Filter twitter spam in demographics


#1
twitter.user.profile_age > 1 and
twitter.user.follower_ratio < 0.01 and
not twitter.source contains_any "twittbot.net,EasyBotter,hellotxt.com,dlvr.it" //and
not interaction.raw_content regex_partial "(#\\w+[^#]+){5,}" and
not interaction.content contains_any "rt and follow,rt & follow,rt+follow,follow and rt,follow & rt,follow+rt"

Tried this filter for demographics as sugested on Twitter SPAM docs page. I tried it in different combinations turning on and off some of lines and it always returns empty results. I’m querying demographics data source, not twitter data source, but I think it should be available to filter out spam from demographics.


#2

Compiling this CSDL (I had to remove the commented out “//and” from line four), I instantly receive plenty of interactions. Can you please confirm the CSDL filter hash you receive when you compile this CSDL and how you are testing this filter?


#3

Yes, you are right, sorry. Seems like problem was in follower_ratio filter value.
However in regard of filtering out spam, shouldn’t it be:
twitter.user.follower_ratio > 0.01
and not:
twitter.user.follower_ratio < 0.01
as in documentation of twitter spam?
by doc it’s counted as num_of_followers_of_user / num_of_followed_by_user so if user is bot it should be like 1 / 1000 - some small number, and to filter them out i need to specify that I’m intersted in high folloer_ratio only so twitter.user.follower_ratio > 0.01

Thanks,


#4

First off, please bear in mind that the examples shown in our documentation are often just used to demonstrate what is possible, and will not necessarily represent what is best for your use case.
The CSDL: twitter.user.follower_ratio > 0.01 will match Twitter users who are followed by 0.01 times (or more) more people than they follow. As soon as you get into the 1x ratio, this represents users who are followed by more users than they follow. One thing we typically see with spam accounts is that they will follow many times more users than the number of users who follow them.


#5

Yes sure. What I mean: that other examples in that document says how to filter out spam, and this one says how to keep it, that a bit confusing to me, and really not obvious from surrounding text.

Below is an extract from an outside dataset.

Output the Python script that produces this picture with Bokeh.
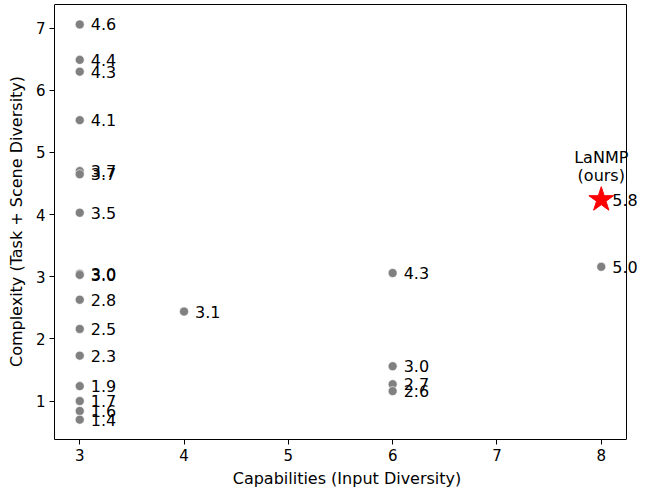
from bokeh.plotting import figure
from bokeh.models import ColumnDataSource, Range1d, FixedTicker
from bokeh.core.properties import value
from bokeh.embed import file_html
from bokeh.resources import INLINE

# Other datasets (grey points)
capabilities = [3, 3, 3, 3, 3, 3, 3, 3, 3, 3, 3, 3, 3, 3, 3, 3,
                4, 6, 6, 6, 6, 8]
complexity = [7.06, 6.49, 6.30, 5.52, 4.70, 4.65, 4.03, 3.05, 3.03, 2.63,
              2.16, 1.73, 1.24, 1.00, 0.84, 0.70,
              2.44, 3.06, 1.56, 1.27, 1.16, 3.16]
scores = ["4.6", "4.4", "4.3", "4.1", "3.7", "3.7", "3.5", "3.0", "3.0", "2.8",
          "2.5", "2.3", "1.9", "1.7", "1.6", "1.4",
          "3.1", "4.3", "3.0", "2.7", "2.6", "5.0"]

# Ours
ours_cap = [8]
ours_complexity = [4.24]
ours_score = ["5.8"]
ours_name = ["LaNMP"]
ours_tag = ["(ours)"]

# axes limits (visible box)
X0, X1 = 2.758, 8.242
Y0, Y1 = 0.381, 7.381

BOX_W, BOX_H = 572, 435
EXTRA_R, EXTRA_T = 13, 1
xs = BOX_W / (X1 - X0)
ys = BOX_H / (Y1 - Y0)

p = figure(frame_width=BOX_W + EXTRA_R, frame_height=BOX_H + EXTRA_T,
           output_backend="svg", toolbar_location=None,
           x_range=Range1d(X0, X1 + EXTRA_R / xs),
           y_range=Range1d(Y0, Y1 + EXTRA_T / ys),
           min_border_left=54, min_border_right=0, min_border_top=3,
           min_border_bottom=42)

FONT = value("DejaVu Sans")

src = ColumnDataSource(dict(x=capabilities, y=complexity, t=scores))
p.scatter("x", "y", source=src, size=9, color="#808080", line_color="white",
          line_width=0.6)
p.text("x", "y", text="t", source=src, x_offset=11, text_baseline="middle",
       text_align="left", text_font=FONT, text_font_size="16px",
       text_color="black")

osrc = ColumnDataSource(dict(x=ours_cap, y=ours_complexity, t=ours_score,
                             n=ours_name, o=ours_tag))
p.scatter("x", "y", source=osrc, marker="star", size=26, color="red",
          line_color="red")
p.text("x", "y", text="t", source=osrc, x_offset=11, text_baseline="middle",
       text_align="left", text_font=FONT, text_font_size="16px",
       text_color="black")
p.text("x", "y", text="n", source=osrc, y_offset=-42, text_baseline="middle",
       text_align="center", text_font=FONT, text_font_size="16px",
       text_color="black")
p.text("x", "y", text="o", source=osrc, y_offset=-24, text_baseline="middle",
       text_align="center", text_font=FONT, text_font_size="16px",
       text_color="black")

# top and right borders of the axes box
p.segment(x0=[X0, X1], y0=[Y1, Y0], x1=[X1, X1], y1=[Y1, Y1],
          line_color="black", line_width=1)

p.xgrid.visible = False
p.ygrid.visible = False
p.outline_line_color = None

p.xaxis.ticker = FixedTicker(ticks=[3, 4, 5, 6, 7, 8])
p.yaxis.ticker = FixedTicker(ticks=[1, 2, 3, 4, 5, 6, 7])
p.xaxis.bounds = (X0, X1)
p.yaxis.bounds = (Y0, Y1)
p.xaxis.axis_label = "Capabilities (Input Diversity)"
p.yaxis.axis_label = "Complexity (Task + Scene Diversity)"
for ax in (p.xaxis, p.yaxis):
    ax.axis_label_text_font = "DejaVu Sans"
    ax.axis_label_text_font_style = "normal"
    ax.axis_label_text_font_size = "16px"
    ax.axis_label_text_color = "black"
    ax.major_label_text_font = "DejaVu Sans"
    ax.major_label_text_font_size = "15px"
    ax.major_label_text_color = "black"
    ax.minor_tick_line_color = None
    ax.major_tick_in = 0
    ax.major_tick_out = 5
    ax.major_tick_line_color = "black"
    ax.axis_line_color = "black"
p.xaxis.axis_label_standoff = 5
p.yaxis.axis_label_standoff = 7
p.xaxis.major_label_standoff = 4
p.yaxis.major_label_standoff = 4

open("out.html", "w").write(file_html(p, INLINE))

Thanks for quick and informative response!


#6

Ah, I understand. We tend to write filters like this to match spam posts, and use this to exclude spam results from the filter we care about. For example, if I compile a CSDL filter that matches a load of spam, and take the filter’s hash, I’ll then include this as part of a new filter like so:

interaction.content contains_any "keywords, I, care, about" AND
NOT stream "<hash_of_spam_filter>"

I can then take this single spam filter, and include it in all my individual filters to ensure the same spam filter is applied across all my CSDL filters.